Aim: Look below. Copy each line that has "this" in it.

Data listing:
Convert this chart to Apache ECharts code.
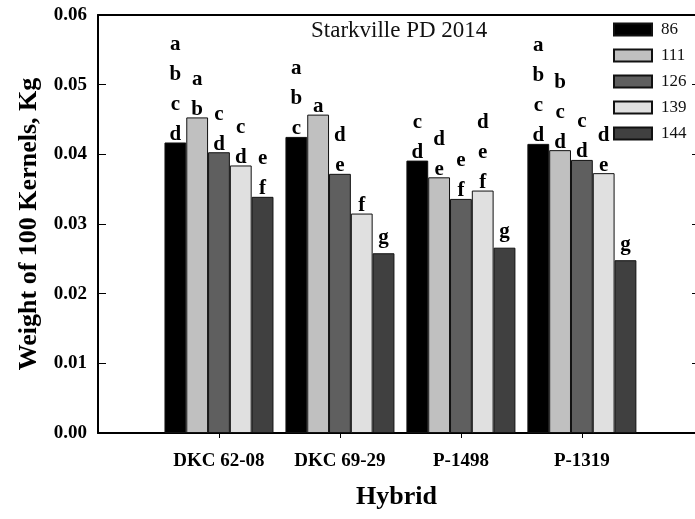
<!DOCTYPE html>
<html>
<head>
<meta charset="utf-8">
<script src="https://cdn.jsdelivr.net/npm/echarts@6/dist/echarts.min.js"></script>
<style>
html,body{margin:0;padding:0;background:#fff;}
#chart{width:695px;height:519px;}
</style>
</head>
<body>
<div id="chart"></div>
<script>
// ---- data ----
const categories = ['DKC 62-08', 'DKC 69-29', 'P-1498', 'P-1319'];
const seriesNames = ['86', '111', '126', '139', '144'];
const weight86  = [0.0417, 0.0425, 0.0391, 0.0415];
const weight111 = [0.0453, 0.0457, 0.0367, 0.0406];
const weight126 = [0.0403, 0.0372, 0.0336, 0.0392];
const weight139 = [0.0384, 0.0315, 0.0348, 0.0373];
const weight144 = [0.0339, 0.0258, 0.0266, 0.0248];
const letters86  = ['abcd', 'abc', 'cd', 'abcd'];
const letters111 = ['ab', 'a', 'de', 'bcd'];
const letters126 = ['cd', 'de', 'ef', 'cd'];
const letters139 = ['cd', 'f', 'def', 'de'];
const letters144 = ['ef', 'g', 'g', 'g'];
const yTicks = [0, 0.01, 0.02, 0.03, 0.04, 0.05, 0.06];

const values = [weight86, weight111, weight126, weight139, weight144];
const letters = [letters86, letters111, letters126, letters139, letters144];
const colors = ['#000000', '#c0c0c0', '#5f5f5f', '#e0e0e0', '#404040'];
const serif = "'Liberation Serif','Times New Roman',serif";
const catPos = categories.map((c, i) => i + 1);

const chart = echarts.init(document.getElementById('chart'), null, {renderer: 'canvas'});

const series = seriesNames.map((name, s) => ({
  name: name,
  type: 'bar',
  xAxisIndex: 0,
  yAxisIndex: 0,
  barWidth: 21.8,
  barGap: '0%',
  itemStyle: {color: colors[s], borderColor: '#111', borderWidth: 1},
  label: {
    show: true,
    position: 'top',
    distance: -7,
    fontFamily: serif,
    fontWeight: 'bold',
    fontSize: 21,
    lineHeight: 30,
    color: '#000',
    formatter: p => letters[s][p.dataIndex].split('').join('\n')
  },
  data: values[s].map((v, i) => {
    const lt = letters[s][i];
    const item = {value: [catPos[i], v]};
    if (lt[lt.length - 1] === 'g') item.label = {distance: 1};
    return item;
  })
}));

chart.setOption({
  animation: false,
  title: {
    text: 'Starkville PD 2014',
    left: 311, top: 19, padding: 0,
    textStyle: {fontFamily: serif, fontWeight: 'normal', fontSize: 23, color: '#111'}
  },
  legend: {
    orient: 'vertical',
    left: 613, top: 21, padding: 0,
    itemWidth: 38, itemHeight: 12, itemGap: 9,
    icon: 'rect',
    data: seriesNames,
    textStyle: {fontFamily: serif, fontSize: 17, color: '#111', padding: [0, 0, 0, 4]}
  },
  grid: {left: 98, top: 15, width: 597, height: 418, containLabel: false},
  xAxis: [{
    type: 'value', min: 0, max: 4.935,
    name: 'Hybrid', nameLocation: 'middle', nameGap: 51,
    nameTextStyle: {fontFamily: serif, fontWeight: 'bold', fontSize: 26, color: '#000'},
    axisLine: {show: true, lineStyle: {color: '#000', width: 2}},
    axisTick: {show: true, inside: false, length: 5, customValues: catPos, lineStyle: {color: '#000', width: 1}},
    axisLabel: {
      show: true, margin: 19, customValues: catPos,
      fontFamily: serif, fontWeight: 'bold', fontSize: 19, color: '#000',
      formatter: v => categories[Math.round(v) - 1] || ''
    },
    splitLine: {show: false}
  }, {
    type: 'value', min: 0, max: 4.935, position: 'top',
    axisLine: {show: true, onZero: false, lineStyle: {color: '#000', width: 2}},
    axisTick: {show: false}, axisLabel: {show: false}, splitLine: {show: false}
  }],
  yAxis: [{
    type: 'value', min: 0, max: 0.06, interval: 0.01,
    name: 'Weight of 100 Kernels, Kg', nameLocation: 'middle', nameGap: 56,
    nameTextStyle: {fontFamily: serif, fontWeight: 'bold', fontSize: 26, color: '#000'},
    axisLine: {show: true, lineStyle: {color: '#000', width: 2}},
    axisTick: {show: true, inside: true, length: 8, lineStyle: {color: '#000', width: 1}},
    axisLabel: {
      margin: 11, fontFamily: serif, fontWeight: 'bold', fontSize: 19, color: '#000',
      formatter: v => {
        const t = yTicks.find(k => Math.abs(k - v) < 1e-9);
        return (t !== undefined ? t : v).toFixed(2);
      }
    },
    splitLine: {show: false}
  }, {
    type: 'value', min: 0, max: 0.06, interval: 0.01, position: 'right',
    axisLine: {show: false, onZero: false},
    axisTick: {show: true, inside: true, length: 3, lineStyle: {color: '#000', width: 1}},
    axisLabel: {show: false}, splitLine: {show: false}
  }],
  series: series
});
</script>
</body>
</html>
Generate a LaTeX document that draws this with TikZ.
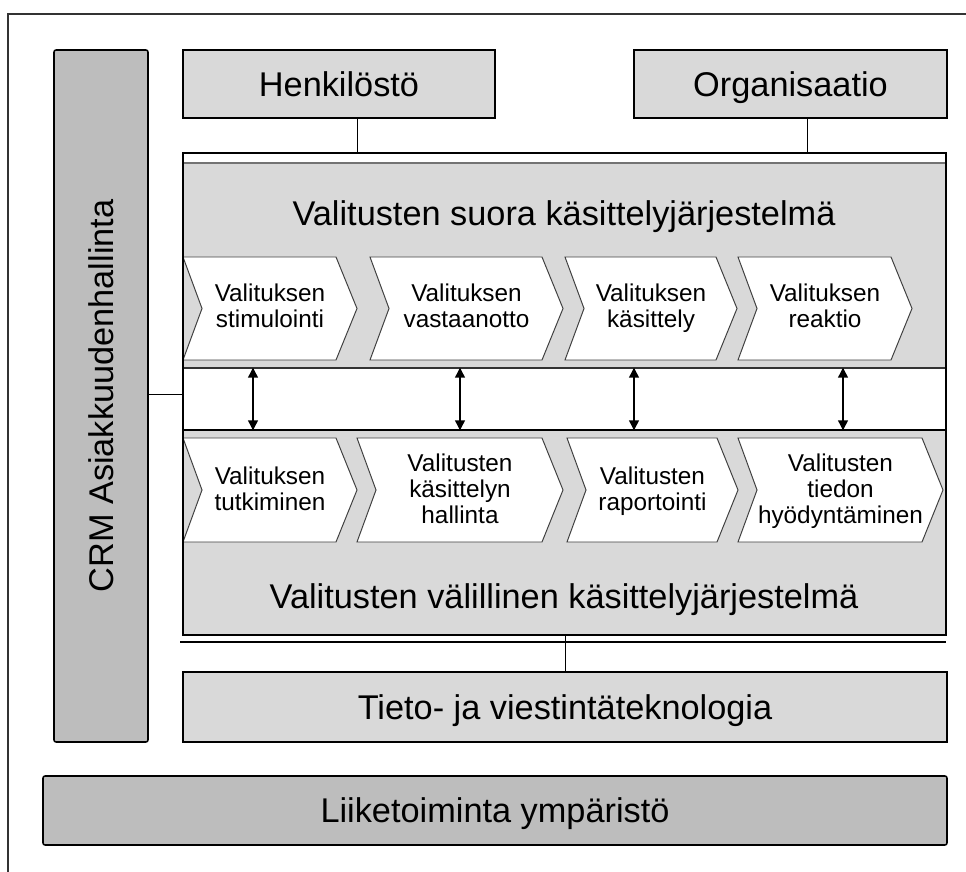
\documentclass[tikz,border=0pt]{standalone}
\usepackage{fontspec}
\setmainfont{Liberation Sans}
\usetikzlibrary{fit,arrows.meta}
\definecolor{boxgrey}{RGB}{217,217,217}
\definecolor{bargrey}{RGB}{189,189,189}
\tikzset{
  box/.style={inner sep=0pt, draw, line width=1.1pt, fill=boxgrey},
  bar/.style={inner sep=0pt, draw, line width=1.1pt, fill=bargrey, rounded corners=1.5pt},
  biglabel/.style={font=\fontsize{24.4}{26}\selectfont, text height=17.5pt, text depth=0pt, inner sep=0pt},
  chev/.style={draw=black!75, line width=0.7pt, fill=white},
  chevlabel/.style={font=\fontsize{17.3}{18.5}\selectfont, align=center, text depth=0pt, inner sep=0pt},
  dbl/.style={{Triangle[length=7pt,width=7pt]}-{Triangle[length=7pt,width=7pt]}, line width=0.9pt},
}
\begin{document}
\begin{tikzpicture}[x=0.025cm, y=-0.025cm]
\useasboundingbox (0,0) rectangle (966,872);
% frame
\draw[line width=0.9pt, black!80] (966,14) -- (8,14) -- (8,872);

% side bar
\node[bar, fit={(54,50) (148,742)}] (crm) {};
\node[biglabel, rotate=90] (crmlabel) at (crm.center) {CRM Asiakkuudenhallinta};

% top boxes
\node[box, fit={(183,50) (495,118)}] (henk) {};
\node[biglabel] (henklabel) at (henk.center) {Henkilöstö};
\node[box, fit={(634,50) (947,118)}] (org) {};
\node[biglabel] (orglabel) at (org.center) {Organisaatio};

% main system
\fill[boxgrey] (183,163) rectangle (946,368);
\fill[boxgrey] (183,430) rectangle (946,635);
\draw[black!55, line width=0.8pt] (183,163) -- (946,163);
\draw[black!80, line width=0.8pt] (183,368) -- (946,368);
\draw[line width=0.9pt] (183,430) -- (946,430);
\node[inner sep=0pt, fit={(183,368) (946,430)}] (band) {};
\node[biglabel] (suora) at (564,213) {Valitusten suora käsittelyjärjestelmä};
\node[biglabel] (valill) at (564,596) {Valitusten välillinen käsittelyjärjestelmä};

\foreach \a/\b/\nm/\txt in {183/357/s1/{Valituksen\\stimulointi},
    370/563/s2/{Valituksen\\vastaanotto}, 565/737/s3/{Valituksen\\käsittely},
    738/912/s4/{Valituksen\\reaktio}}{
  \draw[chev] (\a,257) -- (\b-21,257) -- (\b,308.5) -- (\b-21,360) -- (\a,360) -- (\a+19,308.5) -- cycle;
  \node[chevlabel] (\nm) at ({(\a+\b)/2},306) {\txt};
}
\foreach \a/\b/\nm/\txt in {183/357/v1/{Valituksen\\tutkiminen},
    357/563/v2/{Valitusten\\käsittelyn\\hallinta}, 567/738/v3/{Valitusten\\raportointi},
    738/943/v4/{Valitusten\\tiedon\\hyödyntäminen}}{
  \draw[chev] (\a,438) -- (\b-21,438) -- (\b,490) -- (\b-21,542) -- (\a,542) -- (\a+19,490) -- cycle;
  \node[chevlabel] (\nm) at ({(\a+\b)/2},489) {\txt};
}

\foreach \x in {253,460,634,843}
  \draw[dbl] (band.north -| \x,0) -- (band.south -| \x,0);

\node[inner sep=0pt, draw, line width=1.4pt, fit={(183,153) (946,635)}] (main) {};
\draw[line width=1.4pt] (180,642) -- (946,642);

% bottom boxes
\node[box, fit={(183,672) (947,742)}] (tieto) {};
\node[biglabel] (tietolabel) at (tieto.center) {Tieto- ja viestintäteknologia};
\node[bar, fit={(43,776) (947,845)}] (liike) {};
\node[biglabel] (liikelabel) at (liike.center) {Liiketoiminta ympäristö};

% connectors
\draw[line width=0.7pt] (henk.south) ++(18,0) -- ++(0,35);
\draw[line width=0.7pt] (org.south) ++(17,0) -- ++(0,35);
\draw[line width=0.7pt] (crm.east |- main.west) -- (main.west);
\draw[line width=0.7pt] (tieto.north) -- (tieto.north |- main.south);
\end{tikzpicture}
\end{document}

The response:
Convert this chart to Apache ECharts code.
Generate a LaTeX document that draws this with TikZ.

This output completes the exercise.